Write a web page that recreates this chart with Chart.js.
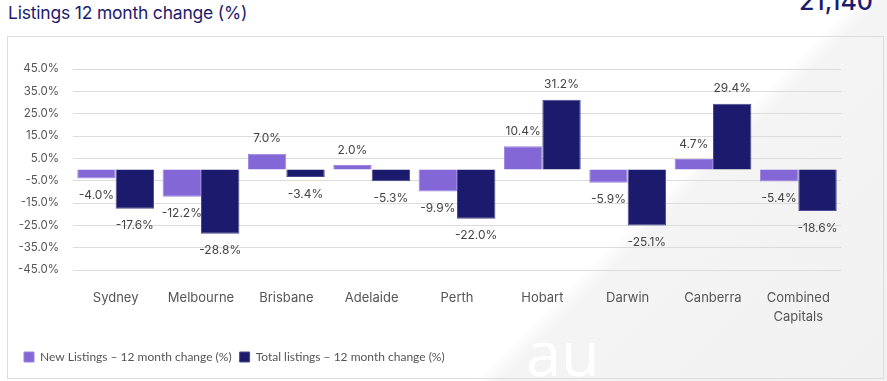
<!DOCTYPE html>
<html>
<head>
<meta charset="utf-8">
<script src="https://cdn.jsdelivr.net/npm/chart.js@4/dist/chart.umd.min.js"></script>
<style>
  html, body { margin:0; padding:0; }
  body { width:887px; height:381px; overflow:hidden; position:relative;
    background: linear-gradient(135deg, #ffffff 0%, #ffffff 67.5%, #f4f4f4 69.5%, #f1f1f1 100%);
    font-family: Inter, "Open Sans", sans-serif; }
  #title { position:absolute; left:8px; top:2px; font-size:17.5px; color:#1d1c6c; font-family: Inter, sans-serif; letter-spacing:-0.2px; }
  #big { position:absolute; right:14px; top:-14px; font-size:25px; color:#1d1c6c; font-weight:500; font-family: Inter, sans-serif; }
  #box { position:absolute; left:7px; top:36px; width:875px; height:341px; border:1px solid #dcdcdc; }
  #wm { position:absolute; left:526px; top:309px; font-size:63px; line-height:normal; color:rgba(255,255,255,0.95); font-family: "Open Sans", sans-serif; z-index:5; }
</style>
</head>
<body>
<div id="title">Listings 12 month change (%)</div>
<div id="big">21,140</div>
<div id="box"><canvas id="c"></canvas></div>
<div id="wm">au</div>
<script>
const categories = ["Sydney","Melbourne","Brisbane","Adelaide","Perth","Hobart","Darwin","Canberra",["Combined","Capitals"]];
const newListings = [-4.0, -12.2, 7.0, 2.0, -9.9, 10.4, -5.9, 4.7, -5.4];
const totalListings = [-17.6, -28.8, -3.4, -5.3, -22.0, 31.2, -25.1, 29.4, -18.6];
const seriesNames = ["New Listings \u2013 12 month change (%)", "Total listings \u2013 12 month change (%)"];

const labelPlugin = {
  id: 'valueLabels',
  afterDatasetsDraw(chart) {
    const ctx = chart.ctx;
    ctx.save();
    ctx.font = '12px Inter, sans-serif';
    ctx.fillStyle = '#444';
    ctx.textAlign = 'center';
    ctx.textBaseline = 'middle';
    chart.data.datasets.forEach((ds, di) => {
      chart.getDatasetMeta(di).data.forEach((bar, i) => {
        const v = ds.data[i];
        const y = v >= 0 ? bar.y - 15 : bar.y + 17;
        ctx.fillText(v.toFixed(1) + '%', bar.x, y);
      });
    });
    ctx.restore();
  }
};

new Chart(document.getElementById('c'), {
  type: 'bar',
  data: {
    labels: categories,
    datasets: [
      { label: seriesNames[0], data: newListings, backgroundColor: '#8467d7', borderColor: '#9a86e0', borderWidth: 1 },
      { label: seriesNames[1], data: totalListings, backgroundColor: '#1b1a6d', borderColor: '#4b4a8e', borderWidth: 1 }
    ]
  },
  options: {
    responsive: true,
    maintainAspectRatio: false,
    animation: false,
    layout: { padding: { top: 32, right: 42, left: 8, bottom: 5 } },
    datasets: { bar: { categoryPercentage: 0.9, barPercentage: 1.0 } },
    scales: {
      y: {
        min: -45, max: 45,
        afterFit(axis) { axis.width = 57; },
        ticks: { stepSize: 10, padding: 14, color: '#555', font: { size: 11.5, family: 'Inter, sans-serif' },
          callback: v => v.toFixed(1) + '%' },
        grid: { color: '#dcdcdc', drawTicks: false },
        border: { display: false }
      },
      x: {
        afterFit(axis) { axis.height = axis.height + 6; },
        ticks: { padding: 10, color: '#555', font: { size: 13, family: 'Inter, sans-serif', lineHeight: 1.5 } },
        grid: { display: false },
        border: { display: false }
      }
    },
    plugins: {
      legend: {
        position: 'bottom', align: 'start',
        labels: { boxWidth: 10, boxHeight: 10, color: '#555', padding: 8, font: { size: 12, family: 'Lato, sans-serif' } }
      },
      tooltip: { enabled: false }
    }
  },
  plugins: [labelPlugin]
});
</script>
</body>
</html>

◆ Prompt
Reproduce every line above as written, skipping pictures.

◆ Solution for this exercise
Write a web page that recreates this chart with Chart.js.
<!DOCTYPE html>
<html>
<head>
<meta charset="utf-8">
<script src="https://cdn.jsdelivr.net/npm/chart.js@4/dist/chart.umd.min.js"></script>
<style>
  html, body { margin:0; padding:0; }
  body { width:887px; height:381px; overflow:hidden; position:relative;
    background: linear-gradient(135deg, #ffffff 0%, #ffffff 67.5%, #f4f4f4 69.5%, #f1f1f1 100%);
    font-family: Inter, "Open Sans", sans-serif; }
  #title { position:absolute; left:8px; top:2px; font-size:17.5px; color:#1d1c6c; font-family: Inter, sans-serif; letter-spacing:-0.2px; }
  #big { position:absolute; right:14px; top:-14px; font-size:25px; color:#1d1c6c; font-weight:500; font-family: Inter, sans-serif; }
  #box { position:absolute; left:7px; top:36px; width:875px; height:341px; border:1px solid #dcdcdc; }
  #wm { position:absolute; left:526px; top:309px; font-size:63px; line-height:normal; color:rgba(255,255,255,0.95); font-family: "Open Sans", sans-serif; z-index:5; }
</style>
</head>
<body>
<div id="title">Listings 12 month change (%)</div>
<div id="big">21,140</div>
<div id="box"><canvas id="c"></canvas></div>
<div id="wm">au</div>
<script>
const categories = ["Sydney","Melbourne","Brisbane","Adelaide","Perth","Hobart","Darwin","Canberra",["Combined","Capitals"]];
const newListings = [-4.0, -12.2, 7.0, 2.0, -9.9, 10.4, -5.9, 4.7, -5.4];
const totalListings = [-17.6, -28.8, -3.4, -5.3, -22.0, 31.2, -25.1, 29.4, -18.6];
const seriesNames = ["New Listings \u2013 12 month change (%)", "Total listings \u2013 12 month change (%)"];

const labelPlugin = {
  id: 'valueLabels',
  afterDatasetsDraw(chart) {
    const ctx = chart.ctx;
    ctx.save();
    ctx.font = '12px Inter, sans-serif';
    ctx.fillStyle = '#444';
    ctx.textAlign = 'center';
    ctx.textBaseline = 'middle';
    chart.data.datasets.forEach((ds, di) => {
      chart.getDatasetMeta(di).data.forEach((bar, i) => {
        const v = ds.data[i];
        const y = v >= 0 ? bar.y - 15 : bar.y + 17;
        ctx.fillText(v.toFixed(1) + '%', bar.x, y);
      });
    });
    ctx.restore();
  }
};

new Chart(document.getElementById('c'), {
  type: 'bar',
  data: {
    labels: categories,
    datasets: [
      { label: seriesNames[0], data: newListings, backgroundColor: '#8467d7', borderColor: '#9a86e0', borderWidth: 1 },
      { label: seriesNames[1], data: totalListings, backgroundColor: '#1b1a6d', borderColor: '#4b4a8e', borderWidth: 1 }
    ]
  },
  options: {
    responsive: true,
    maintainAspectRatio: false,
    animation: false,
    layout: { padding: { top: 32, right: 42, left: 8, bottom: 5 } },
    datasets: { bar: { categoryPercentage: 0.9, barPercentage: 1.0 } },
    scales: {
      y: {
        min: -45, max: 45,
        afterFit(axis) { axis.width = 57; },
        ticks: { stepSize: 10, padding: 14, color: '#555', font: { size: 11.5, family: 'Inter, sans-serif' },
          callback: v => v.toFixed(1) + '%' },
        grid: { color: '#dcdcdc', drawTicks: false },
        border: { display: false }
      },
      x: {
        afterFit(axis) { axis.height = axis.height + 6; },
        ticks: { padding: 10, color: '#555', font: { size: 13, family: 'Inter, sans-serif', lineHeight: 1.5 } },
        grid: { display: false },
        border: { display: false }
      }
    },
    plugins: {
      legend: {
        position: 'bottom', align: 'start',
        labels: { boxWidth: 10, boxHeight: 10, color: '#555', padding: 8, font: { size: 12, family: 'Lato, sans-serif' } }
      },
      tooltip: { enabled: false }
    }
  },
  plugins: [labelPlugin]
});
</script>
</body>
</html>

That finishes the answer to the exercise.